Corporate treasury centres
Thirdly, let me say a few words on the increasing importance of corporate treasury centres (CTC). Since the global financial crisis, the centre of gravity of economic growth has continued to shift to Asia. Given the increased importance of the region, multinational companies are setting up corporate treasury centres in Hong Kong to support their treasury activities in the Asia time zone. And very importantly, Mainland enterprises are also utilising the Hong Kong platform to go global in this regard. 


Centralising treasury management can improve efficiency through economies of scale and standardisation of procedures and processes. Aside from managing cash flows related to operations, investments and financing, corporate treasury centres also manage foreign exchange risk, interest rate risk and commodity risk through OTC derivatives as well as exchange-traded derivatives.
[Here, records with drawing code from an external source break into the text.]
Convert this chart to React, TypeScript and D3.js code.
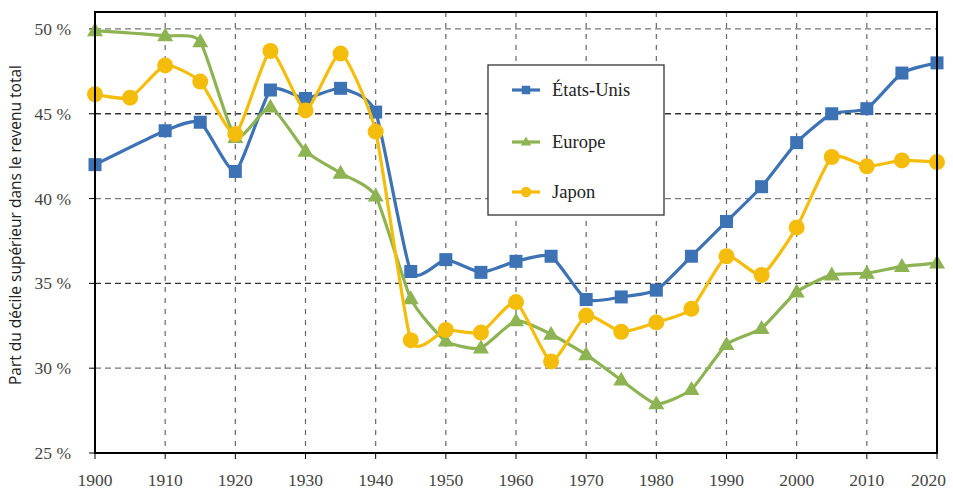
import React from "react";
import * as d3 from "d3";

const usYears = [1900, 1910, 1915, 1920, 1925, 1930, 1935, 1940, 1945, 1950, 1955, 1960, 1965, 1970, 1975, 1980, 1985, 1990, 1995, 2000, 2005, 2010, 2015, 2020];
const usValues = [42.0, 44.0, 44.5, 41.6, 46.4, 45.9, 46.5, 45.1, 35.7, 36.4, 35.65, 36.3, 36.6, 34.05, 34.2, 34.6, 36.6, 38.65, 40.7, 43.3, 45.0, 45.3, 47.4, 48.0];

const euYears = [1900, 1910, 1915, 1920, 1925, 1930, 1935, 1940, 1945, 1950, 1955, 1960, 1965, 1970, 1975, 1980, 1985, 1990, 1995, 2000, 2005, 2010, 2015, 2020];
const euValues = [49.9, 49.6, 49.25, 43.6, 45.4, 42.8, 41.5, 40.15, 34.1, 31.6, 31.2, 32.8, 32.0, 30.8, 29.3, 27.9, 28.75, 31.4, 32.35, 34.5, 35.5, 35.6, 36.0, 36.2];

const jpYears = [1900, 1905, 1910, 1915, 1920, 1925, 1930, 1935, 1940, 1945, 1950, 1955, 1960, 1965, 1970, 1975, 1980, 1985, 1990, 1995, 2000, 2005, 2010, 2015, 2020];
const jpValues = [46.15, 45.95, 47.85, 46.9, 43.8, 48.7, 45.2, 48.55, 43.95, 31.65, 32.25, 32.1, 33.9, 30.4, 33.1, 32.15, 32.7, 33.5, 36.6, 35.5, 38.3, 42.45, 41.9, 42.25, 42.15];

const xTicks = [1900, 1910, 1920, 1930, 1940, 1950, 1960, 1970, 1980, 1990, 2000, 2010, 2020];
const yTicks = [25, 30, 35, 40, 45, 50];

const seriesNames = ["États-Unis", "Europe", "Japon"];
const colors = ["#3D72B4", "#8DB353", "#F5BD0B"];

const yTitle = "Part du décile supérieur dans le revenu total";

const serif = "'Liberation Serif'";
const sans = "'Open Sans'";

export default function App() {
  const W = 953, H = 491;
  const left = 95, right = 937, top = 12, bottom = 453;
  const x = d3.scaleLinear().domain([1900, 2020]).range([left, right]);
  const y = d3.scaleLinear().domain([25, 51]).range([bottom, top]);
  const line = d3.line<[number, number]>()
    .x(d => x(d[0])).y(d => y(d[1]))
    .curve(d3.curveCardinal.tension(0.45));

  const series = [
    { years: usYears, values: usValues, marker: "square" },
    { years: euYears, values: euValues, marker: "triangle" },
    { years: jpYears, values: jpValues, marker: "circle" },
  ];

  const marker = (type: string, cx: number, cy: number, color: string, key: any, k = 1) => {
    if (type === "square") return <rect key={key} x={cx - 6.5 * k} y={cy - 6.5 * k} width={13 * k} height={13 * k} fill={color} />;
    if (type === "circle") return <circle key={key} cx={cx} cy={cy} r={8 * k} fill={color} />;
    const s = 16 * k;
    const h = s * Math.sqrt(3) / 2;
    const p = `${cx},${cy - h * 0.6} ${cx - s / 2},${cy + h * 0.4} ${cx + s / 2},${cy + h * 0.4}`;
    return <polygon key={key} points={p} fill={color} />;
  };

  const legendX = 488, legendY = 65, legendW = 176, legendH = 150;
  const legendRows = [90, 142, 192];

  return (
    <svg width={W} height={H} style={{ position: "absolute", left: 0, top: 0, background: "#fff" }}>
      <rect x={0} y={0} width={W} height={H} fill="#fff" />
      {/* grid */}
      {yTicks.filter(t => t > 25).map(t => (
        <line key={"gy" + t} x1={left} x2={right} y1={y(t)} y2={y(t)} stroke={t % 10 === 5 ? "#333" : "#777"} strokeWidth={1.3} strokeDasharray="6,4" />
      ))}
      {xTicks.filter(t => t > 1900 && t < 2020).map(t => (
        <line key={"gx" + t} x1={x(t)} x2={x(t)} y1={top} y2={bottom} stroke="#666" strokeWidth={1.2} strokeDasharray="5,6" />
      ))}
      {/* ticks */}
      {yTicks.map(t => (
        <line key={"ty" + t} x1={left - 6} x2={left} y1={y(t)} y2={y(t)} stroke="#000" strokeWidth={1} />
      ))}
      {xTicks.map(t => (
        <line key={"tx" + t} x1={x(t)} x2={x(t)} y1={bottom} y2={bottom + 6} stroke="#000" strokeWidth={1} />
      ))}
      {/* tick labels */}
      {yTicks.map(t => (
        <text key={"ly" + t} x={71} y={y(t) + 6} textAnchor="end" style={{ fontFamily: serif, fontSize: 17.5 }} fill="#444">{`${t} %`}</text>
      ))}
      {xTicks.map((t, i) => {
        const last = i === xTicks.length - 1;
        return (
          <text key={"lx" + t} x={last ? 946 : x(t)} y={486} textAnchor={last ? "end" : "middle"} style={{ fontFamily: serif, fontSize: 17.5 }} fill="#444">{t}</text>
        );
      })}
      <text transform={`translate(21, 225) rotate(-90)`} textAnchor="middle" style={{ fontFamily: sans, fontSize: 15.5 }} fill="#222">{yTitle}</text>
      {/* series */}
      {series.map((s, i) => {
        const pts: [number, number][] = s.years.map((yr, j) => [yr, s.values[j]]);
        return (
          <g key={"s" + i}>
            <path d={line(pts) || ""} fill="none" stroke={colors[i]} strokeWidth={3.2} />
            {pts.map((p, j) => marker(s.marker, x(p[0]), y(p[1]), colors[i], j))}
          </g>
        );
      })}
      {/* frame */}
      <rect x={left} y={top} width={right - left} height={bottom - top} fill="none" stroke="#000" strokeWidth={2} />
      {/* legend */}
      <rect x={legendX} y={legendY} width={legendW} height={legendH} fill="#fff" stroke="#333" strokeWidth={1.3} />
      {seriesNames.map((n, i) => (
        <g key={"lg" + i}>
          <line x1={512} x2={540} y1={legendRows[i]} y2={legendRows[i]} stroke={colors[i]} strokeWidth={3.2} />
          {marker(series[i].marker, 526, legendRows[i], colors[i], "m", 0.65)}
          <text x={552} y={legendRows[i] + 6} style={{ fontFamily: serif, fontSize: 18.5 }} fill="#222">{n}</text>
        </g>
      ))}
    </svg>
  );
}
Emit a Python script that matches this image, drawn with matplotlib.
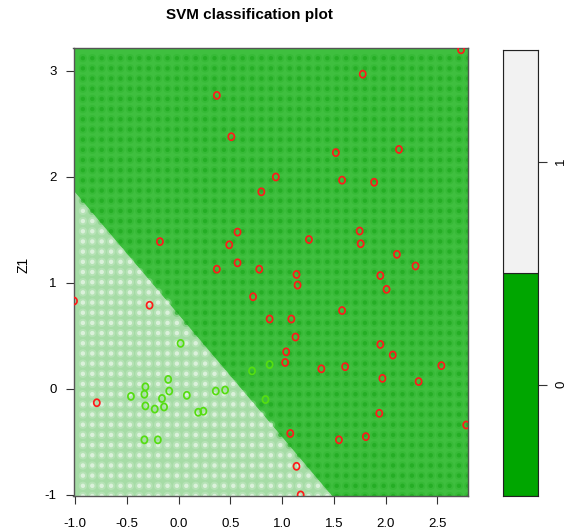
import numpy as np
import matplotlib
matplotlib.use('Agg')
import matplotlib.pyplot as plt
from matplotlib.path import Path

plt.rcParams['font.family'] = ['Liberation Sans', 'DejaVu Sans']

# ---------------- data ----------------
title = "SVM classification plot"
ylabel = "Z1"
x_range = [-1.015, 2.80]
y_range = [-1.01, 3.217]
boundary_intercept = 0.70     # decision boundary: y = a + b*x
boundary_slope = -1.154
class_labels = ['0', '1']
xticks = [-1.0, -0.5, 0.0, 0.5, 1.0, 1.5, 2.0, 2.5]
yticks = [-1, 0, 1, 2, 3]

red_x = [2.73, 1.78, 0.37, 0.51, 1.52, 2.13, 0.94, 1.58, 1.89, 0.80,
         -0.18, 0.57, 0.49, 1.26, 1.75, 1.76, 2.11, 2.29, 0.57, 0.37,
         0.78, 1.14, 1.15, 1.95, 2.01, -1.01, -0.28, 0.72, 1.58, 0.88,
         1.09, 1.13, 1.95, 1.04, 1.03, 1.38, 1.61, 2.07, 2.54, 1.97,
         2.32, -0.79, 1.94, 1.08, 2.78, 1.55, 1.81, 1.14, 1.18]
red_y = [3.20, 2.97, 2.77, 2.38, 2.23, 2.26, 2.00, 1.97, 1.95, 1.86,
         1.39, 1.48, 1.36, 1.41, 1.49, 1.37, 1.27, 1.16, 1.19, 1.13,
         1.13, 1.08, 0.98, 1.07, 0.94, 0.83, 0.79, 0.87, 0.74, 0.66,
         0.66, 0.49, 0.42, 0.35, 0.25, 0.19, 0.21, 0.32, 0.22, 0.10,
         0.07, -0.13, -0.23, -0.42, -0.34, -0.48, -0.45, -0.73, -1.00]

green_x = [0.02, -0.10, -0.32, -0.33, -0.46, -0.09, 0.08, -0.16, -0.32, -0.23,
           -0.14, 0.19, 0.24, 0.36, 0.45, -0.33, -0.20, 0.71, 0.88, 0.84]
green_y = [0.43, 0.09, 0.02, -0.05, -0.07, -0.02, -0.06, -0.09, -0.16, -0.19,
           -0.17, -0.22, -0.21, -0.02, -0.01, -0.48, -0.48, 0.17, 0.23, -0.10]

region_colors = ['#a6dca6', '#3fbf3f']   # class 1 (light), class 0 (green)
dot_colors = ['#f6fcf6', '#1aa61a']
key_colors = ['#00A600', '#F2F2F2']
red_col = '#ff1a1a'
green_col = '#55dd11'

# ---------------- figure ----------------
fig = plt.figure(figsize=(5.7, 5.3), dpi=100)
ax = fig.add_axes([73.5 / 570, 34 / 530, 394.8 / 570, 448 / 530])

xs = np.linspace(x_range[0], x_range[1], 500)
ys = np.linspace(y_range[0], y_range[1], 500)
X, Y = np.meshgrid(xs, ys)
Z = Y - (boundary_intercept + boundary_slope * X)
ax.contourf(X, Y, Z, levels=[-100, 0, 100], colors=region_colors, antialiased=True)

# dotted texture of the prediction grid
nx, ny = 42, 44
dx = (x_range[1] - x_range[0]) / nx
dy = (y_range[1] - y_range[0]) / ny
gx = x_range[0] + dx * np.arange(1, nx + 1)
gy = y_range[1] - dy * np.arange(1, ny + 1)
GX, GY = np.meshgrid(gx, gy)
GX = GX.ravel(); GY = GY.ravel()
side = (GY - (boundary_intercept + boundary_slope * GX)) > 0
cols = np.array([dot_colors[1] if s else dot_colors[0] for s in side])
ax.scatter(GX, GY, s=36, c=cols, alpha=0.2, linewidths=0, zorder=2)
ax.scatter(GX, GY, s=10, c=cols, alpha=0.6, linewidths=0, zorder=2)

# letter-like "o" marker: slightly tall ellipse outline
t = np.linspace(0, 2 * np.pi, 41)
o_marker = Path(np.column_stack([0.86 * np.cos(t), np.sin(t)]), closed=True)
ax.scatter(red_x, red_y, marker=o_marker, s=26, facecolors='none',
           edgecolors=red_col, linewidths=1.25, zorder=4)
ax.scatter(green_x, green_y, marker=o_marker, s=26, facecolors='none',
           edgecolors=green_col, linewidths=1.25, zorder=4)

ax.set_xlim(x_range)
ax.set_ylim(y_range)
ax.set_xticks(xticks)
ax.set_xticklabels(['%.1f' % v for v in xticks])
ax.set_yticks(yticks)
ax.set_yticklabels([str(v) for v in yticks])
ax.tick_params(axis='both', direction='out', length=5.8, width=0.8,
               color='#333333', labelsize=9.5)
ax.tick_params(axis='x', pad=10)
ax.tick_params(axis='y', pad=6.5)
for sp in ax.spines.values():
    sp.set_color('#555555')
    sp.set_linewidth(1.0)

# ---------------- key ----------------
kax = fig.add_axes([503 / 570, 34 / 530, 35 / 570, 446 / 530])
levels = np.arange(len(class_labels) + 1)
kax.bar([0] * len(class_labels), np.diff(levels), bottom=levels[:-1],
        width=1.0, color=key_colors, edgecolor='#222222', linewidth=0.8)
kax.set_xlim(-0.5, 0.5)
kax.set_ylim(levels[0], levels[-1])
kax.set_xticks([])
kax.yaxis.tick_right()
kax.set_yticks(levels[:-1] + 0.5)
kax.set_yticklabels(class_labels, rotation=90, va='center')
kax.tick_params(axis='y', direction='out', length=6.5, width=0.8,
                color='#333333', labelsize=9.5, pad=6)
for sp in kax.spines.values():
    sp.set_color('#222222')
    sp.set_linewidth(0.8)

fig.text(249 / 570, 1 - 15 / 530, title, ha='center', va='center',
         fontsize=11, fontweight='bold')
fig.text(23 / 570, 1 - 265 / 530, ylabel, ha='center', va='center',
         rotation=90, fontsize=10)

fig.savefig('out.png', dpi=100)
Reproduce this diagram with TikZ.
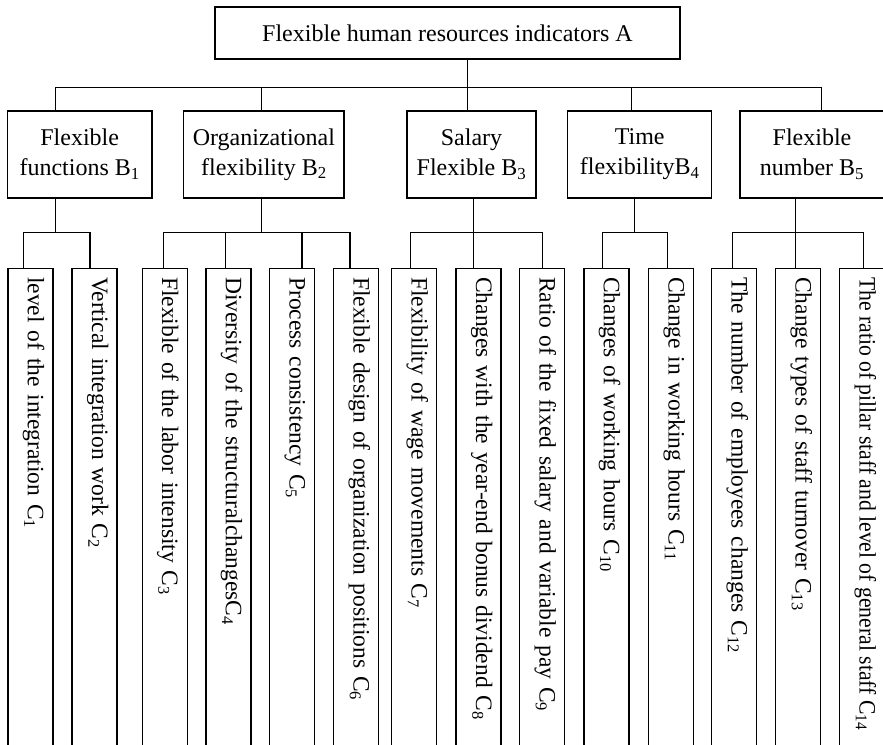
\documentclass[tikz,border=0pt]{standalone}
\usepackage{graphicx}
\usepackage{fontspec}
\setmainfont{Liberation Serif}
% vertical label: fixed-width line with wide word spaces, smashed so the
% baseline sits just off the box axis
\newcommand{\vlabel}[1]{\raisebox{-2.5pt}[0pt][0pt]{\makebox[482pt][l]{\spaceskip=.3333em\relax #1}}}
% the same, squeezed lengthwise to a given length
\newcommand{\vlabelfit}[2]{\raisebox{-2.5pt}[0pt][0pt]{\makebox[482pt][l]{\resizebox{#1}{\height}{#2}}}}
\begin{document}
\begin{tikzpicture}[x=1pt,y=-1pt,
  line width=1.4pt,
  every node/.style={font=\fontsize{24}{30}\selectfont},
  topbox/.style={draw, minimum width=465pt, minimum height=52pt, inner sep=0pt},
  bbox/.style={draw, minimum height=87pt, align=center, inner sep=2pt},
  cbox/.style={draw, rotate=-90, anchor=west, minimum width=500pt, minimum height=45pt,
    inner xsep=9pt, inner ysep=0pt, font=\fontsize{23.5}{28}\selectfont},
]
\useasboundingbox (0,0) rectangle (883,744);
\clip (0,0) rectangle (883,744);

% goal
\node[topbox] (A) at (447.5,33) {Flexible human resources indicators A};

% criteria
\node[bbox, minimum width=144.7pt] (B1) at (79.7,154.5) {Flexible\\functions B\textsubscript{1}};
\node[bbox, minimum width=160.3pt] (B2) at (263.9,154.5) {Organizational\\flexibility B\textsubscript{2}};
\node[bbox, minimum width=129pt]   (B3) at (471.5,154.5) {Salary\\Flexible B\textsubscript{3}};
\node[bbox, minimum width=144pt]   (B4) at (639.7,154.5) {Time\\flexibilityB\textsubscript{4}};
\node[bbox, minimum width=144pt]   (B5) at (812,154.5) {Flexible\\number B\textsubscript{5}};

% indicators
\node[cbox] (C1)  at (30.3,267.5)  {\vlabel{level of the integration C\textsubscript{1}}};
\node[cbox] (C2)  at (94.5,267.5)  {\vlabel{Vertical integration work C\textsubscript{2}}};
\node[cbox] (C3)  at (164.7,267.5) {\vlabel{Flexible of the labor intensity C\textsubscript{3}}};
\node[cbox] (C4)  at (228.3,267.5) {\vlabel{Diversity of the structuralchangesC\textsubscript{4}}};
\node[cbox] (C5)  at (292.2,267.5) {\vlabel{Process consistency C\textsubscript{5}}};
\node[cbox] (C6)  at (356.2,267.5) {\vlabel{Flexible design of organization positions C\textsubscript{6}}};
\node[cbox] (C7)  at (414,267.5)   {\vlabel{Flexibility of wage movements C\textsubscript{7}}};
\node[cbox] (C8)  at (478.5,267.5) {\vlabel{Changes with the year-end bonus dividend C\textsubscript{8}}};
\node[cbox] (C9)  at (542.2,267.5) {\vlabel{Ratio of the fixed salary and variable pay C\textsubscript{9}}};
\node[cbox] (C10) at (606.3,267.5) {\vlabel{Changes of working hours C\textsubscript{10}}};
\node[cbox] (C11) at (671,267.5)   {\vlabel{Change in working hours C\textsubscript{11}}};
\node[cbox] (C12) at (734.2,267.5) {\vlabel{The number of employees changes C\textsubscript{12}}};
\node[cbox] (C13) at (798,267.5)   {\vlabel{Change types of staff turnover C\textsubscript{13}}};
\node[cbox] (C14) at (862,267.5)   {\vlabelfit{453pt}{The ratio of pillar staff and level of general staff C\textsubscript{14}}};

% goal -> criteria
\draw ([xshift=20.2pt]A.south) -- ([xshift=-3.8pt]B3.north);
\draw ([xshift=-24pt]B1.north) -- ++(0,-23) -| ([xshift=9.7pt]B5.north);
\draw ([xshift=-2.2pt]B2.north) -- ++(0,-23);
\draw ([xshift=-8pt]B4.north) -- ++(0,-23);

% B1 -> C1, C2
\draw ([xshift=-24pt]B1.south) -- ++(0,34.7);
\draw ([xshift=-6.6pt]C1.west) -- ++(0,-34.8) -| ([xshift=-4.5pt]C2.west);

% B2 -> C3..C6
\draw ([xshift=-2.2pt]B2.south) -- ++(0,34.7);
\draw ([xshift=-1pt]C3.west) -- ++(0,-34.8) -| ([xshift=-6.2pt]C6.west);
\draw ([xshift=-2.6pt]C4.west) -- ++(0,-34.8);
\draw ([xshift=9.8pt]C5.west) -- ++(0,-34.8);

% B3 -> C7..C9
\draw ([xshift=1.8pt]B3.south) -- ++(0,34.7);
\draw ([xshift=-3.3pt]C7.west) -- ++(0,-34.8) -| (C9.west);
\draw ([xshift=-5.2pt]C8.west) -- ++(0,-34.8);

% B4 -> C10, C11
\draw ([xshift=-5.4pt]B4.south) -- ++(0,34.7);
\draw ([xshift=-4pt]C10.west) -- ++(0,-34.8) -| ([xshift=-3.3pt]C11.west);

% B5 -> C12..C14
\draw ([xshift=-16.3pt]B5.south) -- ++(0,34.7);
\draw ([xshift=-1.5pt]C12.west) -- ++(0,-34.8) -| ([xshift=1.3pt]C14.west);
\draw ([xshift=-2.3pt]C13.west) -- ++(0,-34.8);
\end{tikzpicture}
\end{document}
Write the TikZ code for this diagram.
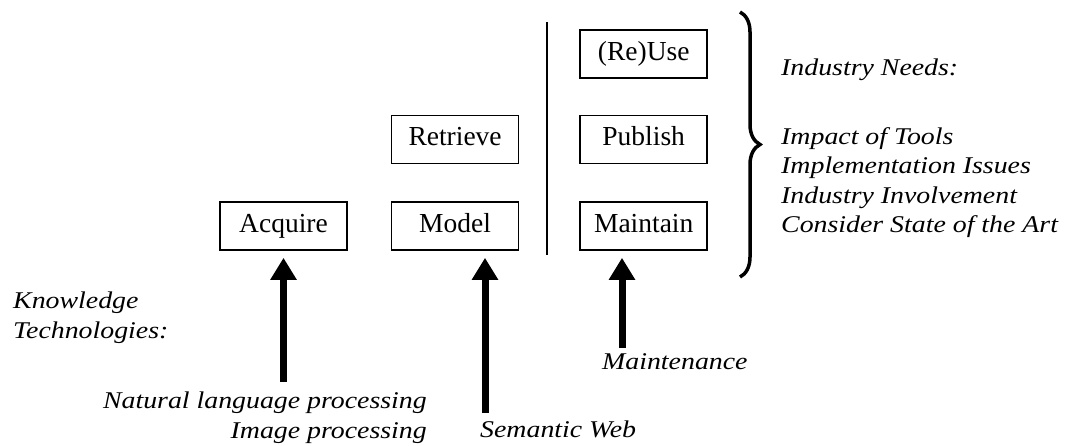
\documentclass[tikz,border=0pt]{standalone}
\usepackage{fontspec}
\setmainfont{Liberation Serif}
\newfontfamily\labelfont{Liberation Serif}[FakeStretch=1.16]
\usetikzlibrary{positioning,arrows.meta,decorations.pathreplacing}

\begin{document}
\begin{tikzpicture}[
        x=1pt, y=-1pt,
        task/.style={
                rectangle,
                draw=black,
                line width=1.6pt,
                minimum width=127pt,
                minimum height=48pt,
                inner sep=0pt,
                text height=18pt,
                text depth=5pt,
                font=\fontsize{27.5}{30}\selectfont
            },
        caption/.style = {inner sep=0pt, font=\labelfont\itshape\fontsize{24}{29.5}\selectfont},
        bigarrow/.style = {line width=7pt, -{Triangle[width=25pt,length=22pt]}, shorten >=7pt},
        brace/.style = {decorate, decoration={brace,amplitude=20pt}, line width=3.5pt}
    ]
    \useasboundingbox (0,0) rectangle (1067,446);

    \node[task] (acquire) at (283.5,226) {Acquire};
    \node[task] (model) [right=43pt of acquire] {Model};
    \node[task] (retrieve) [above=37pt of model] {Retrieve};
    \node[task] (maintain) [right=60pt of model] {Maintain};
    \node[task] (publish) [above=37pt of maintain] {Publish};
    \node[task] (reuse) [above=36pt of publish] {(Re)Use};

    \draw[line width=1.2pt] (547,22) -- (547,255);
    \draw[brace] (740,12) -- (740,277);

    % multi-line captions sit on the baseline of their last line
    \node[caption, anchor=base west, align=left] (knowtech) at (13,338) {Knowledge\\Technologies:};
    \node[caption, anchor=base east, align=right] (nlp) at (427,438) {Natural language processing\\Image processing};
    \node[caption, anchor=base west] (semweb) at (480,437) {Semantic Web};
    \node[caption, anchor=base west] (maintenance) at (602,369) {Maintenance};
    \node[caption, anchor=base west] (needs) at (781,76) {Industry Needs:};
    \node[caption, anchor=base west, align=left] (issues) at (781,233)
        {Impact of Tools\\Implementation Issues\\Industry Involvement\\Consider State of the Art};

    \coordinate (acqfoot) at (283.5,382);
    \coordinate (modfoot) at (485,413);
    \coordinate (mntfoot) at (622,348);
    \draw[bigarrow] (acqfoot) -- (acqfoot |- acquire.south);
    \draw[bigarrow] (modfoot) -- (modfoot |- model.south);
    \draw[bigarrow] (mntfoot) -- (mntfoot |- maintain.south);
\end{tikzpicture}
\end{document}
Hong Kong offers extensive corporate and investment banking networks, deep capital markets, first-class financial infrastructure, and sophisticated financial and business services. These advantages, together with the low and simple tax rates and the excellent communication and transportation network, continue to attract overseas and Mainland corporations to set up corporate treasury centres in Hong Kong.


To provide for a more tax-friendly environment for CTC operations, we have amended our legislation to allow interest deductions under profits tax for corporate treasury centres and to reduce the profits tax for specified treasury activities by 50%. This means a concessionary rate of 8.25% as compared to the full profits tax rate of 16.5%. To address the ring-fencing concern of the OECD, we have also made legislative amendments in July 2018 to extend the half-rate concessions to profits derived from domestic transactions as well as offshore transactions.


Ladies and gentlemen, you can see all the efforts we have made in Hong Kong to maintain the competitiveness of our financial markets in order to serve international and also local investors.


We will continue to leverage the unique positioning of Hong Kong, seizing every opportunity to give full play to our strengths. Our upcoming policies look to opportunities unleashed by the Greater Bay Area development, the Belt & Road Initiative, and in fact, the whole of Asia and the world. We will enhance the resilience of our financial system, further improve our regulatory regime, and boost investor confidence and protection, all for sustaining Hong Kong's unrivalled status as an international financial centre and risk management centre.


Acting Financial Secretary James Lau gave these remarks at the International Swaps & Derivatives Association's 34th Annual General Meeting.